> **Exercise directions**
Reproduce the listing below character for character; drop every image.

┌─ Collected data

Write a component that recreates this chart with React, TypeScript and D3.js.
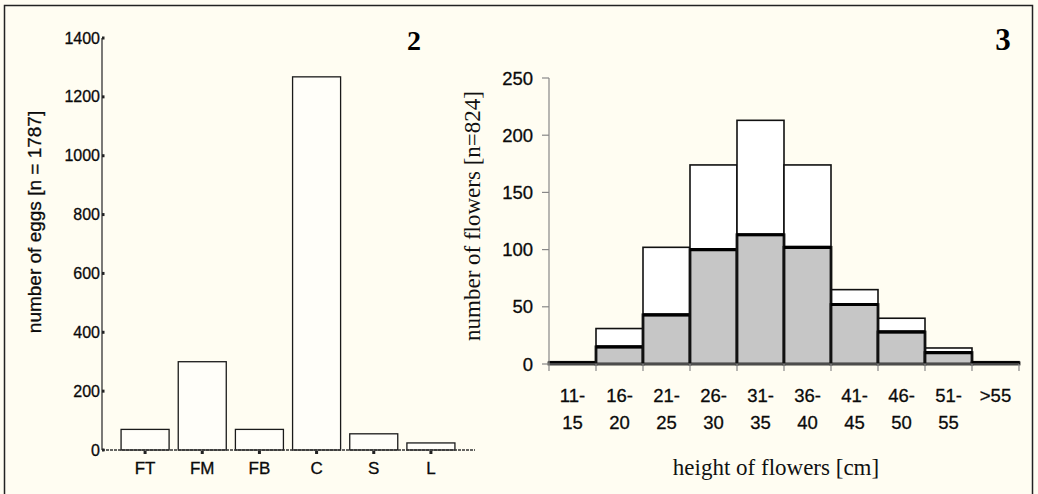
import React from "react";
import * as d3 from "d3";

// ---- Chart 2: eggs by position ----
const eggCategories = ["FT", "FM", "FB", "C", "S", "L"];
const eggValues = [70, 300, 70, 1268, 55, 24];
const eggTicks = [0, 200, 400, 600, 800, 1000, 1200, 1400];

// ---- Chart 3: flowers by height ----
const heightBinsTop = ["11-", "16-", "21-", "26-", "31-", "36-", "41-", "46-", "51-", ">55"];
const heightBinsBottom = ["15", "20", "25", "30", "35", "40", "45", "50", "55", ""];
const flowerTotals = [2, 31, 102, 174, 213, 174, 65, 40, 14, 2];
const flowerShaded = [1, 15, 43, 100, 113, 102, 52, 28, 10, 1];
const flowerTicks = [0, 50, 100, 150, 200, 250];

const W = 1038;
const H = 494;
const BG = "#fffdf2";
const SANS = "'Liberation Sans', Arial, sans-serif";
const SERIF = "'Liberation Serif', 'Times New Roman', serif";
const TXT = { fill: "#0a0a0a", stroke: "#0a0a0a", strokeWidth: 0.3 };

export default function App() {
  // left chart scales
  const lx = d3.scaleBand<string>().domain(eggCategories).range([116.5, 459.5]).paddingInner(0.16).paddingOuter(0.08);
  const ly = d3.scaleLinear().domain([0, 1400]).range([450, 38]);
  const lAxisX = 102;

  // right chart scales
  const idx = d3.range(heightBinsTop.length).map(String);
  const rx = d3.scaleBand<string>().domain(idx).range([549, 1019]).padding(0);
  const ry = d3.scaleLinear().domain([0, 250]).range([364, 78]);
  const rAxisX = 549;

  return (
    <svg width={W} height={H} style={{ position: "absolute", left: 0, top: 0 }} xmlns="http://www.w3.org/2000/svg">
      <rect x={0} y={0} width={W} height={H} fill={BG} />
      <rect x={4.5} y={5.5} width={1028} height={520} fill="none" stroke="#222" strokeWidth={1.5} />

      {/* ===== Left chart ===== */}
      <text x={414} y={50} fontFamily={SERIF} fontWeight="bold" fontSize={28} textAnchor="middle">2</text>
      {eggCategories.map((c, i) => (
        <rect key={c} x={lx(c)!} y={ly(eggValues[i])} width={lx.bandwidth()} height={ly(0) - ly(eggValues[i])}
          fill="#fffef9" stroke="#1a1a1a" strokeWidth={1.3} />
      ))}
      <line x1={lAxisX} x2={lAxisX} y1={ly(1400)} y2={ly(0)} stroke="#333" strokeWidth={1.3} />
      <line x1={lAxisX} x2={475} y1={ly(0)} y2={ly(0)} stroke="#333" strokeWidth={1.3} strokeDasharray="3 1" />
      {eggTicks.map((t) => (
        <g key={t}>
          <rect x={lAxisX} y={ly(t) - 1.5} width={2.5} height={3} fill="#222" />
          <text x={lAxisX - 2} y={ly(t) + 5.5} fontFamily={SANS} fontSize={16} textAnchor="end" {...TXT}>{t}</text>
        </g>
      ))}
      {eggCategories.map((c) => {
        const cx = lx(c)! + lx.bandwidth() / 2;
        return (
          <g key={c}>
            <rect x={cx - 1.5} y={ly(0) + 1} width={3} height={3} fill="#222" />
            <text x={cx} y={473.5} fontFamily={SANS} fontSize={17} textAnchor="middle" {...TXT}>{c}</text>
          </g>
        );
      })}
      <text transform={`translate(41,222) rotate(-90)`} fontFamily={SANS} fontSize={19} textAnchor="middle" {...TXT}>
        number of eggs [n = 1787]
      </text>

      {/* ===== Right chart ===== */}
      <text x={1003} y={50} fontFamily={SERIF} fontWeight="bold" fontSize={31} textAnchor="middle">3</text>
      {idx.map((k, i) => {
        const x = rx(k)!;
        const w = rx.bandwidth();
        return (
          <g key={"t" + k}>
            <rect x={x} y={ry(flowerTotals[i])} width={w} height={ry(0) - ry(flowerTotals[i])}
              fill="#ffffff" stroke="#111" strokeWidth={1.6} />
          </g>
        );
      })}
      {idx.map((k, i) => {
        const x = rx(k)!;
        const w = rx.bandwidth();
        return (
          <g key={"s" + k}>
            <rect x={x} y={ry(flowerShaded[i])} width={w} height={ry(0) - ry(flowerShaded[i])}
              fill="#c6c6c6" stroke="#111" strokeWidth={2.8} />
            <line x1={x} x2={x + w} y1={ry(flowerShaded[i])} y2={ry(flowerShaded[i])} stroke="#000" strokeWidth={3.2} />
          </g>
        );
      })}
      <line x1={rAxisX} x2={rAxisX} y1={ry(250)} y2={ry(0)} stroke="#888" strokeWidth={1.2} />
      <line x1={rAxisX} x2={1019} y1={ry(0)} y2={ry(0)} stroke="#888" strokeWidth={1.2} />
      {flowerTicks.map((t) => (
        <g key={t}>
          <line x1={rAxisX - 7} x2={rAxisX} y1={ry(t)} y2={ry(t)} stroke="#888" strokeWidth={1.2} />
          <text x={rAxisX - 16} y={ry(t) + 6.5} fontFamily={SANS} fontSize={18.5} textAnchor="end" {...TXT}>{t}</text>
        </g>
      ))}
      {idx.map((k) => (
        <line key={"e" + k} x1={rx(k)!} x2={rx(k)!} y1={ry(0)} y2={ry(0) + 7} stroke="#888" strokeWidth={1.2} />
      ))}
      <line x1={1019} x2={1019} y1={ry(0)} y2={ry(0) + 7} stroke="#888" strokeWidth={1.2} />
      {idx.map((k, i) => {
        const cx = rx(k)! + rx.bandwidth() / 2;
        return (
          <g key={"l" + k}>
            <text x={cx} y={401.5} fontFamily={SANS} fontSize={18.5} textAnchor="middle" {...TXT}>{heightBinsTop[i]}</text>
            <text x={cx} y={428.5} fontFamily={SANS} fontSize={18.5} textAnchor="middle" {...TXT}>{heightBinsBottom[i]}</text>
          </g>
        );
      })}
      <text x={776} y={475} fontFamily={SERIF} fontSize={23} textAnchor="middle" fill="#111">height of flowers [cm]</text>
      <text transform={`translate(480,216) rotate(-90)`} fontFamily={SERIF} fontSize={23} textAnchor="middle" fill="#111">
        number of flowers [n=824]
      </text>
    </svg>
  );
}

└─

> **Solution to this task**
Write a component that recreates this chart with React, TypeScript and D3.js.
import React from "react";
import * as d3 from "d3";

// ---- Chart 2: eggs by position ----
const eggCategories = ["FT", "FM", "FB", "C", "S", "L"];
const eggValues = [70, 300, 70, 1268, 55, 24];
const eggTicks = [0, 200, 400, 600, 800, 1000, 1200, 1400];

// ---- Chart 3: flowers by height ----
const heightBinsTop = ["11-", "16-", "21-", "26-", "31-", "36-", "41-", "46-", "51-", ">55"];
const heightBinsBottom = ["15", "20", "25", "30", "35", "40", "45", "50", "55", ""];
const flowerTotals = [2, 31, 102, 174, 213, 174, 65, 40, 14, 2];
const flowerShaded = [1, 15, 43, 100, 113, 102, 52, 28, 10, 1];
const flowerTicks = [0, 50, 100, 150, 200, 250];

const W = 1038;
const H = 494;
const BG = "#fffdf2";
const SANS = "'Liberation Sans', Arial, sans-serif";
const SERIF = "'Liberation Serif', 'Times New Roman', serif";
const TXT = { fill: "#0a0a0a", stroke: "#0a0a0a", strokeWidth: 0.3 };

export default function App() {
  // left chart scales
  const lx = d3.scaleBand<string>().domain(eggCategories).range([116.5, 459.5]).paddingInner(0.16).paddingOuter(0.08);
  const ly = d3.scaleLinear().domain([0, 1400]).range([450, 38]);
  const lAxisX = 102;

  // right chart scales
  const idx = d3.range(heightBinsTop.length).map(String);
  const rx = d3.scaleBand<string>().domain(idx).range([549, 1019]).padding(0);
  const ry = d3.scaleLinear().domain([0, 250]).range([364, 78]);
  const rAxisX = 549;

  return (
    <svg width={W} height={H} style={{ position: "absolute", left: 0, top: 0 }} xmlns="http://www.w3.org/2000/svg">
      <rect x={0} y={0} width={W} height={H} fill={BG} />
      <rect x={4.5} y={5.5} width={1028} height={520} fill="none" stroke="#222" strokeWidth={1.5} />

      {/* ===== Left chart ===== */}
      <text x={414} y={50} fontFamily={SERIF} fontWeight="bold" fontSize={28} textAnchor="middle">2</text>
      {eggCategories.map((c, i) => (
        <rect key={c} x={lx(c)!} y={ly(eggValues[i])} width={lx.bandwidth()} height={ly(0) - ly(eggValues[i])}
          fill="#fffef9" stroke="#1a1a1a" strokeWidth={1.3} />
      ))}
      <line x1={lAxisX} x2={lAxisX} y1={ly(1400)} y2={ly(0)} stroke="#333" strokeWidth={1.3} />
      <line x1={lAxisX} x2={475} y1={ly(0)} y2={ly(0)} stroke="#333" strokeWidth={1.3} strokeDasharray="3 1" />
      {eggTicks.map((t) => (
        <g key={t}>
          <rect x={lAxisX} y={ly(t) - 1.5} width={2.5} height={3} fill="#222" />
          <text x={lAxisX - 2} y={ly(t) + 5.5} fontFamily={SANS} fontSize={16} textAnchor="end" {...TXT}>{t}</text>
        </g>
      ))}
      {eggCategories.map((c) => {
        const cx = lx(c)! + lx.bandwidth() / 2;
        return (
          <g key={c}>
            <rect x={cx - 1.5} y={ly(0) + 1} width={3} height={3} fill="#222" />
            <text x={cx} y={473.5} fontFamily={SANS} fontSize={17} textAnchor="middle" {...TXT}>{c}</text>
          </g>
        );
      })}
      <text transform={`translate(41,222) rotate(-90)`} fontFamily={SANS} fontSize={19} textAnchor="middle" {...TXT}>
        number of eggs [n = 1787]
      </text>

      {/* ===== Right chart ===== */}
      <text x={1003} y={50} fontFamily={SERIF} fontWeight="bold" fontSize={31} textAnchor="middle">3</text>
      {idx.map((k, i) => {
        const x = rx(k)!;
        const w = rx.bandwidth();
        return (
          <g key={"t" + k}>
            <rect x={x} y={ry(flowerTotals[i])} width={w} height={ry(0) - ry(flowerTotals[i])}
              fill="#ffffff" stroke="#111" strokeWidth={1.6} />
          </g>
        );
      })}
      {idx.map((k, i) => {
        const x = rx(k)!;
        const w = rx.bandwidth();
        return (
          <g key={"s" + k}>
            <rect x={x} y={ry(flowerShaded[i])} width={w} height={ry(0) - ry(flowerShaded[i])}
              fill="#c6c6c6" stroke="#111" strokeWidth={2.8} />
            <line x1={x} x2={x + w} y1={ry(flowerShaded[i])} y2={ry(flowerShaded[i])} stroke="#000" strokeWidth={3.2} />
          </g>
        );
      })}
      <line x1={rAxisX} x2={rAxisX} y1={ry(250)} y2={ry(0)} stroke="#888" strokeWidth={1.2} />
      <line x1={rAxisX} x2={1019} y1={ry(0)} y2={ry(0)} stroke="#888" strokeWidth={1.2} />
      {flowerTicks.map((t) => (
        <g key={t}>
          <line x1={rAxisX - 7} x2={rAxisX} y1={ry(t)} y2={ry(t)} stroke="#888" strokeWidth={1.2} />
          <text x={rAxisX - 16} y={ry(t) + 6.5} fontFamily={SANS} fontSize={18.5} textAnchor="end" {...TXT}>{t}</text>
        </g>
      ))}
      {idx.map((k) => (
        <line key={"e" + k} x1={rx(k)!} x2={rx(k)!} y1={ry(0)} y2={ry(0) + 7} stroke="#888" strokeWidth={1.2} />
      ))}
      <line x1={1019} x2={1019} y1={ry(0)} y2={ry(0) + 7} stroke="#888" strokeWidth={1.2} />
      {idx.map((k, i) => {
        const cx = rx(k)! + rx.bandwidth() / 2;
        return (
          <g key={"l" + k}>
            <text x={cx} y={401.5} fontFamily={SANS} fontSize={18.5} textAnchor="middle" {...TXT}>{heightBinsTop[i]}</text>
            <text x={cx} y={428.5} fontFamily={SANS} fontSize={18.5} textAnchor="middle" {...TXT}>{heightBinsBottom[i]}</text>
          </g>
        );
      })}
      <text x={776} y={475} fontFamily={SERIF} fontSize={23} textAnchor="middle" fill="#111">height of flowers [cm]</text>
      <text transform={`translate(480,216) rotate(-90)`} fontFamily={SERIF} fontSize={23} textAnchor="middle" fill="#111">
        number of flowers [n=824]
      </text>
    </svg>
  );
}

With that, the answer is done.